Marlowe leaned forward. ‘There is already a body in the grave, Sir George,’ he said quietly.
‘Well, there’s nothing new in that,’ the Governor said. He turned to the sexton, leaning heavily on his spade, the blade cutting into the turf. ‘Surely you find bones all the time, fellow. Did you dig this grave yourself? Why didn’t you just ferret them out and put them in the charnel house with the rest?’
The sexton was suddenly overwhelmed by his proximity to greatness. He knew that Sir George Carey was a conniving jackanapes who was out to bankrupt the Island for his own evil ends, but even so, he was the Governor and he had never stood this close to a nob before. He touched his hat and dipped his head. ‘’T’ain’t an old ’un,’ he explained. ‘’Tis a new ’un.

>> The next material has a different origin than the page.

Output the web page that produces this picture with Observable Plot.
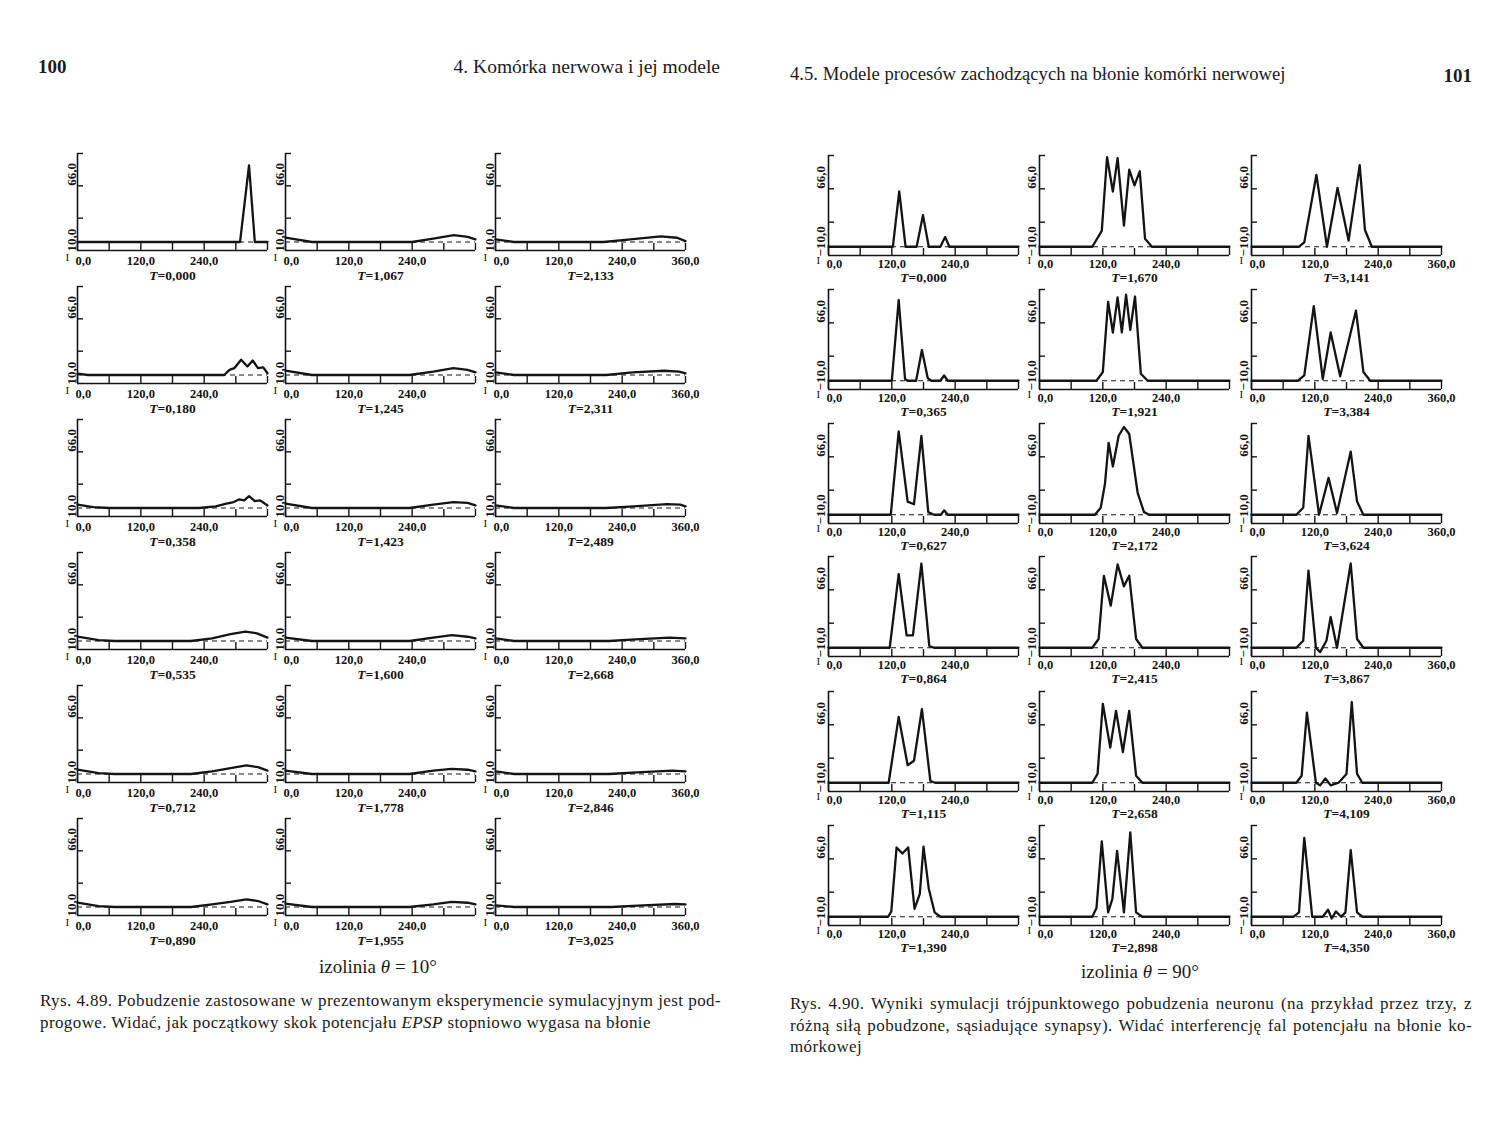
<!DOCTYPE html>
<html><head><meta charset="utf-8">
<script src="https://cdn.jsdelivr.net/npm/d3@7"></script>
<script src="https://cdn.jsdelivr.net/npm/@observablehq/plot@0.6"></script>
<style>
body{margin:0;background:#fff;}
#page{position:relative;width:1500px;height:1148px;overflow:hidden;font-family:"Liberation Serif","DejaVu Serif",serif;color:#1b1b1b;background:#fff}
.abs{position:absolute;white-space:nowrap}
.cap{position:absolute;font-size:17px;line-height:21px;letter-spacing:0.4px}
.jl{text-align:justify;text-align-last:justify;white-space:normal}
</style></head><body><div id="page"></div>
<script>
// ---------- tick / label values ----------
const xTicks = [0, 60, 120, 180, 240, 300, 360];
const yTicks = [28, 66, 104];
const xLabelsInner = [120, 240];
const xLabelsLast = [120, 240, 360];

// ---------- T labels (column-major: column 1 rows 1-6, column 2 ..., column 3 ...) ----------
const leftT = ["0,000","0,180","0,358","0,535","0,712","0,890",
               "1,067","1,245","1,423","1,600","1,778","1,955",
               "2,133","2,311","2,489","2,668","2,846","3,025"];
const rightT = ["0,000","0,365","0,627","0,864","1,115","1,390",
                "1,670","1,921","2,172","2,415","2,658","2,898",
                "3,141","3,384","3,624","3,867","4,109","4,350"];

// ---------- left page curves (izolinia 10°) : [x, potential] ----------
const L_c1r1 = [[0,0],[308,0],[325,90],[336,0],[360,0]];
const L_c1r2 = [[0,1.5],[20,0],[278,0],[288,6],[297,8],[310,18],[322,10],[332,17],[342,8],[352,9],[360,2]];
const L_c1r3 = [[0,4],[30,1],[60,0],[230,0],[262,2],[282,5],[296,7],[306,10],[316,9],[325,14],[336,8],[346,9],[360,3]];
const L_c1r4 = [[0,5],[40,1],[70,0],[215,0],[255,3],[290,8],[318,11],[340,9],[360,4]];
const L_c1r5 = [[0,5],[40,1],[70,0],[215,0],[255,3],[290,7],[320,10],[342,8],[360,4]];
const L_c1r6 = [[0,5],[40,1],[70,0],[215,0],[255,3],[290,6],[320,9],[342,7],[360,3]];
const L_c2r1 = [[0,5],[50,0],[240,0],[280,4],[319,8],[345,6],[360,3]];
const L_c2r2 = [[0,5],[50,0],[235,0],[280,4],[318,8],[345,6],[360,3]];
const L_c2r3 = [[0,5],[50,0],[235,0],[280,4],[318,7],[345,6],[360,3]];
const L_c2r4 = [[0,4],[50,0],[235,0],[280,4],[315,7],[345,5],[360,3]];
const L_c2r5 = [[0,4],[50,0],[235,0],[280,4],[315,6],[345,5],[360,3]];
const L_c2r6 = [[0,4],[50,0],[235,0],[280,3],[315,6],[345,5],[360,3]];
const L_c3r1 = [[0,3],[35,0],[205,0],[256,3],[313,6.7],[344,5],[360,1]];
const L_c3r2 = [[0,3],[35,0],[210,0],[260,3],[320,5],[348,4],[360,2]];
const L_c3r3 = [[0,3],[35,0],[210,0],[262,2],[325,4.5],[350,4],[360,2]];
const L_c3r4 = [[0,3],[35,0],[215,0],[265,2],[330,4],[360,3]];
const L_c3r5 = [[0,3],[35,0],[215,0],[268,2],[335,4],[360,3]];
const L_c3r6 = [[0,2],[35,0],[220,0],[270,1.5],[340,3.5],[360,3]];

// ---------- right page curves (izolinia 90°) ----------
const R_c1r1 = [[0,0],[122,0],[134,63],[146,0],[167,0],[179,36],[190,0],[212,0],[221,11],[229,0],[360,0]];
const R_c1r2 = [[0,0],[120,0],[133,92],[145,2],[150,0],[166,0],[177,35],[188,3],[195,0],[212,0],[219,6],[226,0],[360,0]];
const R_c1r3 = [[0,0],[118,0],[133,95],[150,15],[162,12],[176,90],[189,3],[200,0],[213,0],[219,5],[226,0],[360,0]];
const R_c1r4 = [[0,0],[116,0],[133,84],[148,14],[160,14],[176,96],[191,2],[200,0],[360,0]];
const R_c1r5 = [[0,0],[114,0],[133,75],[150,20],[162,25],[177,84],[193,2],[202,0],[360,0]];
const R_c1r6 = [[0,0],[113,0],[119,6],[129,79],[140,72],[151,79],[163,9],[173,26],[180,80],[190,32],[201,5],[212,0],[360,0]];
const R_c2r1 = [[0,0],[100,0],[118,18],[128,102],[139,63],[148,101],[160,24],[170,88],[180,70],[190,86],[200,9],[213,0],[360,0]];
const R_c2r2 = [[0,0],[108,0],[120,10],[130,90],[139,55],[148,95],[156,55],[164,98],[172,58],[181,96],[192,8],[205,0],[360,0]];
const R_c2r3 = [[0,0],[105,0],[116,8],[124,35],[131,82],[139,55],[150,90],[160,100],[170,92],[186,25],[198,3],[208,0],[360,0]];
const R_c2r4 = [[0,0],[100,0],[112,10],[122,82],[135,48],[148,95],[160,70],[170,82],[183,10],[195,0],[360,0]];
const R_c2r5 = [[0,0],[100,0],[110,10],[120,90],[134,40],[145,82],[158,35],[170,82],[183,8],[195,0],[360,0]];
const R_c2r6 = [[0,0],[100,0],[108,10],[118,86],[130,5],[138,20],[147,75],[160,5],[172,96],[183,5],[195,0],[360,0]];
const R_c3r1 = [[0,0],[90,0],[100,5],[123,82],[143,0],[163,67],[184,7],[205,93],[215,19],[228,0],[360,0]];
const R_c3r2 = [[0,0],[88,0],[100,6],[118,85],[135,2],[150,55],[168,5],[198,80],[212,10],[225,0],[360,0]];
const R_c3r3 = [[0,0],[85,0],[98,8],[108,90],[128,0],[146,42],[162,2],[188,72],[200,15],[212,0],[360,0]];
const R_c3r4 = [[0,0],[85,0],[98,8],[108,88],[122,0],[130,-5],[142,8],[150,35],[162,0],[188,96],[200,10],[212,0],[360,0]];
const R_c3r5 = [[0,0],[85,0],[95,8],[105,80],[122,0],[130,-3],[140,5],[150,-3],[165,0],[180,10],[190,92],[200,10],[210,0],[360,0]];
const R_c3r6 = [[0,0],[80,0],[90,5],[100,90],[115,0],[135,0],[145,8],[152,-2],[160,6],[170,0],[178,5],[188,76],[200,5],[210,0],[360,0]];

const leftCurves = [L_c1r1,L_c1r2,L_c1r3,L_c1r4,L_c1r5,L_c1r6,
                    L_c2r1,L_c2r2,L_c2r3,L_c2r4,L_c2r5,L_c2r6,
                    L_c3r1,L_c3r2,L_c3r3,L_c3r4,L_c3r5,L_c3r6];
const rightCurves = [R_c1r1,R_c1r2,R_c1r3,R_c1r4,R_c1r5,R_c1r6,
                     R_c2r1,R_c2r2,R_c2r3,R_c2r4,R_c2r5,R_c2r6,
                     R_c3r1,R_c3r2,R_c3r3,R_c3r4,R_c3r5,R_c3r6];

// ---------- layout ----------
const W = 190, mL = 30, mR = 26, mT = 8, mB = 46;
const INK = "#141414";
const FONT = "'Liberation Serif', 'DejaVu Serif', serif";
const page = document.getElementById("page");

function fmt(minus) {
  return v => (v < 0 && minus ? "\u2212" : "") + Math.abs(v).toFixed(1).replace(".", ",");
}

function makePanel(pts, t, last, minus, innerH, xDy, tDy, yDx) {
  const data = pts.map(([x, y]) => ({x, y}));
  const f = fmt(minus);
  const svg = Plot.plot({
    width: W + mL + mR, height: innerH + mT + mB,
    marginLeft: mL, marginRight: mR, marginTop: mT, marginBottom: mB,
    x: {domain: [0, 360], axis: null},
    y: {domain: [-10, 104], axis: null},
    style: {background: "transparent", fontFamily: FONT, fontSize: "12.5px", fontWeight: "bold", color: INK, overflow: "visible"},
    marks: [
      Plot.ruleY([0], {stroke: INK, strokeWidth: 1.2, strokeDasharray: "5,4"}),
      Plot.line(data, {x: "x", y: "y", stroke: INK, strokeWidth: 2.3, strokeLinejoin: "round"}),
      Plot.ruleY([-10], {stroke: INK, strokeWidth: 1.6}),
      Plot.ruleX([0], {stroke: INK, strokeWidth: 1.6}),
      Plot.tickX(xTicks, {x: d => d, insetTop: innerH - 7, stroke: INK, strokeWidth: 1.4}),
      Plot.tickY(yTicks, {y: d => d, insetRight: W - 6, stroke: INK, strokeWidth: 1.4}),
      Plot.text([0], {x: d => d, y: -10, dy: xDy, dx: -2, textAnchor: "start", text: fmt(false), fill: INK}),
      Plot.text(["I"], {frameAnchor: "bottom-left", dy: xDy, dx: -12, text: d => d, fill: INK, fontSize: 11, fontWeight: "normal"}),
      Plot.text(last ? xLabelsLast : xLabelsInner, {x: d => d, y: -10, dy: xDy, text: fmt(false), fill: INK}),
      Plot.text([-10], {y: d => d, frameAnchor: "left", dx: yDx, dy: 1, rotate: -90, textAnchor: "start", text: f, fill: INK, fontSize: 13}),
      Plot.text([66], {y: d => d, frameAnchor: "left", dx: yDx, rotate: -90, text: f, fill: INK, fontSize: 13}),
      Plot.text([t], {frameAnchor: "bottom", dy: tDy, text: d => "T=" + d, fill: INK, fontSize: 13.5})
    ]
  });
  svg.querySelectorAll("text").forEach(el => {
    const s = el.textContent;
    if (s.startsWith("T=")) {
      el.textContent = "";
      const ns = "http://www.w3.org/2000/svg";
      const a = document.createElementNS(ns, "tspan");
      a.setAttribute("font-style", "italic"); a.textContent = "T";
      const b = document.createElementNS(ns, "tspan"); b.textContent = s.slice(1);
      el.appendChild(a); el.appendChild(b);
    }
  });
  return svg;
}

function placePage(curves, Ts, colX, rowTop, innerH, minus, xDy, tDy, yDx) {
  for (let c = 0; c < 3; c++) {
    for (let r = 0; r < 6; r++) {
      const i = c * 6 + r;
      const svg = makePanel(curves[i], Ts[i], c === 2, minus, innerH, xDy, tDy, yDx);
      const d = document.createElement("div");
      d.className = "abs";
      d.style.left = (colX[c] - mL) + "px";
      d.style.top = (rowTop[r] - mT) + "px";
      d.appendChild(svg);
      page.appendChild(d);
    }
  }
}

placePage(leftCurves, leftT, [77, 285, 495], [153, 286, 419, 552, 685, 818], 97, false, 10, 29, -6);
placePage(rightCurves, rightT, [828, 1039, 1251], [155, 289, 423, 556, 691, 825], 100, true, 8, 26, -8);

// ---------- page text ----------
function addText(html, style) {
  const d = document.createElement("div");
  d.className = "abs";
  d.innerHTML = html;
  Object.assign(d.style, style);
  page.appendChild(d);
  return d;
}
addText("100", {left: "38px", top: "56px", fontSize: "19px", fontWeight: "bold"});
addText("4. Komórka nerwowa i jej modele", {right: (1500 - 720) + "px", top: "56px", fontSize: "19.5px"});
addText("4.5. Modele procesów zachodzących na błonie komórki nerwowej", {left: "790px", top: "63px", fontSize: "18.7px"});
addText("101", {right: "28px", top: "65px", fontSize: "19px", fontWeight: "bold"});

addText("izolinia <i>θ</i> = 10°", {left: "378px", top: "956px", fontSize: "19px", transform: "translateX(-50%)"});
addText("izolinia <i>θ</i> = 90°", {left: "1140px", top: "961px", fontSize: "19px", transform: "translateX(-50%)"});

function caption(lines, left, top, width) {
  lines.forEach((ln, k) => {
    const d = document.createElement("div");
    d.className = "cap" + (k < lines.length - 1 ? " jl" : "");
    d.style.left = left + "px";
    d.style.top = (top + k * 21.5) + "px";
    d.style.width = width + "px";
    if (k === lines.length - 1) d.style.whiteSpace = "nowrap";
    d.innerHTML = ln;
    page.appendChild(d);
  });
}
caption(["Rys. 4.89. Pobudzenie zastosowane w prezentowanym eksperymencie symulacyjnym jest pod-",
         "progowe. Widać, jak początkowy skok potencjału <i>EPSP</i> stopniowo wygasa na błonie"], 40, 990, 681);
caption(["Rys. 4.90. Wyniki symulacji trójpunktowego pobudzenia neuronu (na przykład przez trzy, z",
         "różną siłą pobudzone, sąsiadujące synapsy). Widać interferencję fal potencjału na błonie ko-",
         "mórkowej"], 790, 993, 682);
</script>
</body></html>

Look.’ He turned and pointed down into the grave and the vicar and Marlowe craned over to see.
‘I am afraid I don’t know the gentleman.’ The vicar hurriedly looked away, turning pale.
Marlowe looked at Carey. ‘Sir George?’ he asked.
Carey looked down and then looked again, eyes bulging. ‘What in the name of all the saints is he doing there?’ he spluttered. Perhaps he could be forgiven for the rather Papist outburst in the circumstances.
The vicar thought that perhaps Sir George had missed the point. ‘We know he shouldn’t be there, Sir George,’ he said gently. Perhaps it was the shock …
‘I saw him off the Island,’ Carey said. ‘I had my Militia turn him off in an open boat. Damned lawyer. What’s he doing down there?’ He couldn’t take his eyes off the man in the grave, who lay there, one arm bent over his head, one knee drawn up and his eyes open, oblivious to the raindrops falling on them, giving them an almost lifelike brightness.
Marlowe touched the Governor’s arm. ‘Who is this man, Sir George?’ he said.
‘Compton. Matthew Compton. Damned lawyer.’ Carey kicked a sod of earth which crumbled wetly into the grave, landing on Compton’s body. ‘I’m going back to the castle until you sort this out, Vicar. If I were you, I’d change your sexton. The man doesn’t know his job.’ And he turned back to where Bet was sheltering under the arms of the yew.
But his wife had gone.
Sledd had no memory later of how he got to Carisbrooke. He remembered the jolting of a cart and whimpering a lot and some fool of a carter not understanding how the gen’leman from London could have got his injuries. Still, the carter knew, it was dangerous stuff, fire. And he should know. He’d been to school from time to time and had learned about that Master Prometheus who had stolen fire from the gods. And that was a true story; the carter knew it for a fact, certain sure.
There was a flame playing tricksily in Tom Sledd’s gaze. Could he actually see it, he wondered? Or was it burned on to his brain? But more than the light, there was a face behind it, glowing now bright, now pale and he could not make it out. He screamed.
‘It’s all right, Tom.’ It was Kit Marlowe’s voice, gentle, kind and puzzled. It was Kit Marlowe’s face beyond the candle.
‘Do you mind, Kit?’ the boy said, and lifted an arm that weighed like so much lead to wave the taper away.
‘What happened to you, man?’ Marlowe was looking horrified at his friend’s face. Below his swollen lip, his scanty beard had all but disappeared and there were blisters, filling and taut with pus, all over his chin.
‘A trio of gentlemen welcomed me to the Wight,’ Sledd told him. ‘After Master Skirrow disappeared, that is. They wanted to know all about you.’
‘Me?’ Marlowe frowned. ‘Who were they?’
‘The one who was handy with a candle called himself Thomas Page. Said he was captain of the
Bowe
.’
‘The
Bowe
?’ Marlowe repeated. He had seen that name somewhere before. ‘What did you tell them?’
‘Nothing,’ Sledd lied, a little too quickly for either of their liking. ‘Just that you were a playwright and I was here to help put on a play with you. That
is
right, isn’t it, Kit? I mean, that
is
why I’m here?’
‘Of course, Tom,’ Marlowe said soothingly. ‘Of course.’